Ugandan lawyer and corporate executive

Dorothy Kisaka is a Ugandan lawyer and corporate executive who was appointed as the executive director of Kampala Capital City Authority, on 12 June 2020. She replaced Jennifer Musisi, the founding executive director of KCCA, who resigned on 15 December 2018, and engineer Andrew Mubiru Kitaka, who was the acting executive director from December 2018 until June 2020. She was fired from the position of executive director of KCCA on 24 September 2024. This followed a report on her negligence leading to an accident where a garbage landfill on the outskirts of Kampala led to the death of many people.

==Early life and education==
Kisaka was born in Uganda in 1964.In 1977-1983, she attended Gayaza High school before joining Makerere University where she graduated with a Bachelor of Laws degree in 1987. She followed that by obtaining a Diploma in Legal Practice from the Law Development Centre, also in Kampala.

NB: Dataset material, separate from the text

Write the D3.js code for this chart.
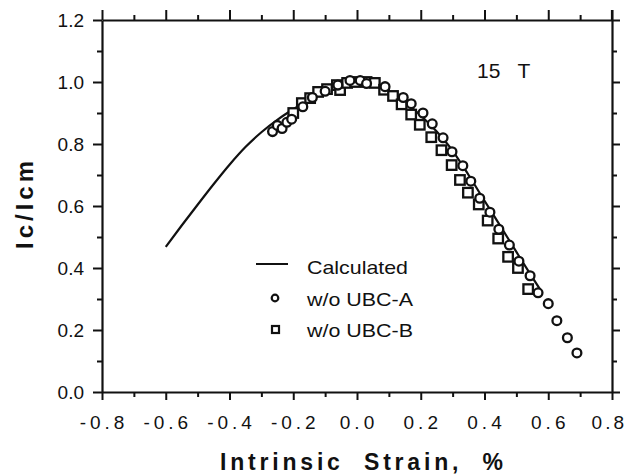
<!DOCTYPE html>
<html><head><meta charset="utf-8">
<script src="https://cdn.jsdelivr.net/npm/d3@7"></script>
<style>body{margin:0;background:#fff}svg{display:block}text{font-family:"Liberation Sans",Arial,Helvetica,sans-serif;fill:#111}</style>
</head><body>
<svg id="c" width="628" height="475"></svg>
<script>
// Data
const calcX = [-0.6,-0.55,-0.5,-0.45,-0.4,-0.35,-0.3,-0.25,-0.2,-0.15,-0.1,-0.05,0.0,0.05,0.1,0.15,0.2,0.25,0.3,0.35,0.4,0.45,0.5,0.55,0.575];
const calcY = [0.468,0.537,0.604,0.67,0.733,0.79,0.838,0.878,0.912,0.942,0.966,0.985,0.996,0.99,0.966,0.934,0.892,0.84,0.778,0.70,0.617,0.535,0.452,0.37,0.33];
const ubcAX = [-0.265,-0.25,-0.235,-0.22,-0.205,-0.17,-0.14,-0.10,-0.06,-0.022,0.01,0.03,0.088,0.145,0.17,0.207,0.236,0.27,0.298,0.332,0.357,0.385,0.417,0.445,0.478,0.508,0.543,0.568,0.60,0.627,0.66,0.69];
const ubcAY = [0.84,0.86,0.85,0.87,0.88,0.92,0.95,0.97,0.99,1.005,1.005,0.995,0.985,0.95,0.93,0.90,0.865,0.82,0.775,0.73,0.68,0.625,0.58,0.525,0.474,0.422,0.375,0.32,0.285,0.23,0.175,0.126];
const ubcBX = [-0.2,-0.173,-0.147,-0.122,-0.094,-0.063,-0.053,-0.031,-0.006,0.03,0.056,0.085,0.113,0.14,0.17,0.197,0.233,0.265,0.297,0.323,0.348,0.382,0.41,0.443,0.474,0.505,0.537];
const ubcBY = [0.90,0.932,0.948,0.968,0.977,0.99,0.974,0.997,1.0,1.0,0.997,0.975,0.955,0.928,0.895,0.862,0.822,0.78,0.732,0.684,0.643,0.605,0.553,0.495,0.436,0.40,0.332];
const xTicks = [-0.8,-0.6,-0.4,-0.2,0.0,0.2,0.4,0.6,0.8];
const yTicks = [0.0,0.2,0.4,0.6,0.8,1.0,1.2];
const xTickLabels = ["-0.8","-0.6","-0.4","-0.2","0.0","0.2","0.4","0.6","0.8"];
const yTickLabels = ["0.0","0.2","0.4","0.6","0.8","1.0","1.2"];
const legendLabels = ["Calculated","w/o UBC-A","w/o UBC-B"];

const svg = d3.select("#c");
const L=102, R=612, T=20, B=392;
const x = d3.scaleLinear().domain([-0.8,0.8]).range([L,R]);
const y = d3.scaleLinear().domain([0,1.2]).range([B,T]);
const ink = "#111";
const g = svg.append("g");

const minorX = d3.range(-0.7,0.8,0.2).map(v=>+v.toFixed(2));
const minorY = d3.range(0.1,1.2,0.2).map(v=>+v.toFixed(2));

function styleAxis(sel){
  sel.select(".domain").attr("stroke",ink).attr("stroke-width",2.2);
  sel.selectAll(".tick line").attr("stroke",ink).attr("stroke-width",2);
  sel.selectAll("text").remove();
}
const bAx = g.append("g").attr("transform",`translate(0,${B})`).call(d3.axisBottom(x).tickValues(xTicks).tickSize(8).tickSizeOuter(0));
styleAxis(bAx);
const tAx = g.append("g").attr("transform",`translate(0,${T})`).call(d3.axisTop(x).tickValues(xTicks).tickSize(10).tickSizeOuter(0));
styleAxis(tAx);
const lAx = g.append("g").attr("transform",`translate(${L},0)`).call(d3.axisLeft(y).tickValues(yTicks).tickSize(9).tickSizeOuter(0));
styleAxis(lAx);
const rAx = g.append("g").attr("transform",`translate(${R},0)`).call(d3.axisRight(y).tickValues(yTicks).tickSize(8).tickSizeOuter(0));
styleAxis(rAx);
[[d3.axisBottom,B,5],[d3.axisTop,T,5]].forEach(([fn,pos,s])=>{
  const a = g.append("g").attr("transform",`translate(0,${pos})`).call(fn(x).tickValues(minorX).tickSize(s).tickSizeOuter(0));
  styleAxis(a); a.select(".domain").remove();
});
[[d3.axisLeft,L,5],[d3.axisRight,R,5]].forEach(([fn,pos,s])=>{
  const a = g.append("g").attr("transform",`translate(${pos},0)`).call(fn(y).tickValues(minorY).tickSize(s).tickSizeOuter(0));
  styleAxis(a); a.select(".domain").remove();
});
g.append("line").attr("x1",R).attr("x2",R).attr("y1",T).attr("y2",T-10).attr("stroke",ink).attr("stroke-width",2.2);

// tick labels
g.selectAll(".xl").data(xTicks).enter().append("text")
  .attr("x",(d,i)=> i===xTicks.length-1 ? 627 : x(d)+2)
  .attr("y",429)
  .attr("text-anchor",(d,i)=> i===xTicks.length-1 ? "end" : "middle")
  .attr("font-size",19).attr("letter-spacing",(d,i)=> i===xTicks.length-1 ? 3 : 4)
  .text((d,i)=>xTickLabels[i]);
g.selectAll(".yl").data(yTicks).enter().append("text")
  .attr("x",84).attr("y",d=>y(d)+7).attr("text-anchor","end")
  .attr("font-size",19)
  .text((d,i)=>yTickLabels[i]);

// titles
g.append("text").attr("x",220).attr("y",470).attr("font-size",23).attr("font-weight","bold")
  .attr("textLength",283).attr("lengthAdjust","spacing")
  .attr("xml:space","preserve").text("Intrinsic  Strain,  %");
g.append("text").attr("transform","translate(33,203) rotate(-90)").attr("text-anchor","middle")
  .attr("font-size",24).attr("font-weight","bold").attr("letter-spacing",4).text("Ic/Icm");
g.append("text").attr("x",477).attr("y",78).attr("font-size",21).attr("xml:space","preserve").text("15   T");

// calculated line
const line = d3.line().x(d=>x(d[0])).y(d=>y(d[1])).curve(d3.curveMonotoneX);
g.append("path").datum(calcX.map((v,i)=>[v,calcY[i]])).attr("d",line)
  .attr("fill","none").attr("stroke",ink).attr("stroke-width",2.2);

// markers
const s = 9.5;
g.selectAll(".sq").data(ubcBX.map((v,i)=>[v,ubcBY[i]])).enter().append("rect")
  .attr("x",d=>x(d[0])-s/2).attr("y",d=>y(d[1])-s/2).attr("width",s).attr("height",s)
  .attr("fill","#fff").attr("stroke",ink).attr("stroke-width",2.3);
g.selectAll(".ci").data(ubcAX.map((v,i)=>[v,ubcAY[i]])).enter().append("circle")
  .attr("cx",d=>x(d[0])).attr("cy",d=>y(d[1])).attr("r",4.4)
  .attr("fill","#fff").attr("stroke",ink).attr("stroke-width",2.3);

// legend
g.append("line").attr("x1",256).attr("x2",288).attr("y1",264).attr("y2",264).attr("stroke",ink).attr("stroke-width",2);
g.append("circle").attr("cx",275).attr("cy",298).attr("r",3.3).attr("fill","#fff").attr("stroke",ink).attr("stroke-width",2.2);
g.append("rect").attr("x",272).attr("y",326).attr("width",7).attr("height",7).attr("fill","#fff").attr("stroke",ink).attr("stroke-width",2.2);
const lw = [101,106,106];
const ly = [274,306,337];
legendLabels.forEach((t,i)=>{
  g.append("text").attr("x",307).attr("y",ly[i]).attr("font-size",19)
   .attr("textLength",lw[i]).attr("lengthAdjust","spacingAndGlyphs").text(t);
});
</script>
</body></html>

She was then admitted to the Uganda Bar.

Her second degree is a Master of Arts in Organisational Leadership and Management (MAOL), obtained from Uganda Christian University, in Mukono, Uganda. Her third degree is also a Master of Arts in Leading Innovation and Change (MALIC), awarded by York St John University, in the United Kingdom.

==Career==
Immediately prior to her current appointment, Kisaka was a senior presidential advisor deployed as deputy head of the Prime Minister's Delivery Unit in the Office of the Prime Minister. From 1999 until 2014, she was an associate attorney at Kiyimba—Kisaka & Company Advocates, based in Kampala.

In April 2020, Yoweri Museveni, the president of Uganda, appointed Kisaka as secretary of the COVID-19 Response Fund. Following interviews with the Uganda Ministry of Public Service, she assumed office as the second substantive executive director of KCCA. She was sworn in as the executive director of KCCA on 31 July 2020.

==Other considerations==
Kisaka served as the executive director at Destiny Consult from March 2001 until December 2014. This is a leadership school which she co-founded in 2001.

From October 2010 until December 2014, Kisaka served as a commissioner at the Electoral Commission of Uganda. She was then appointed as a presidential advisor and subsequently a senior presidential advisor. She currently serves as the chairperson of Development Associates International, and represents Africa on the board of Haggai International.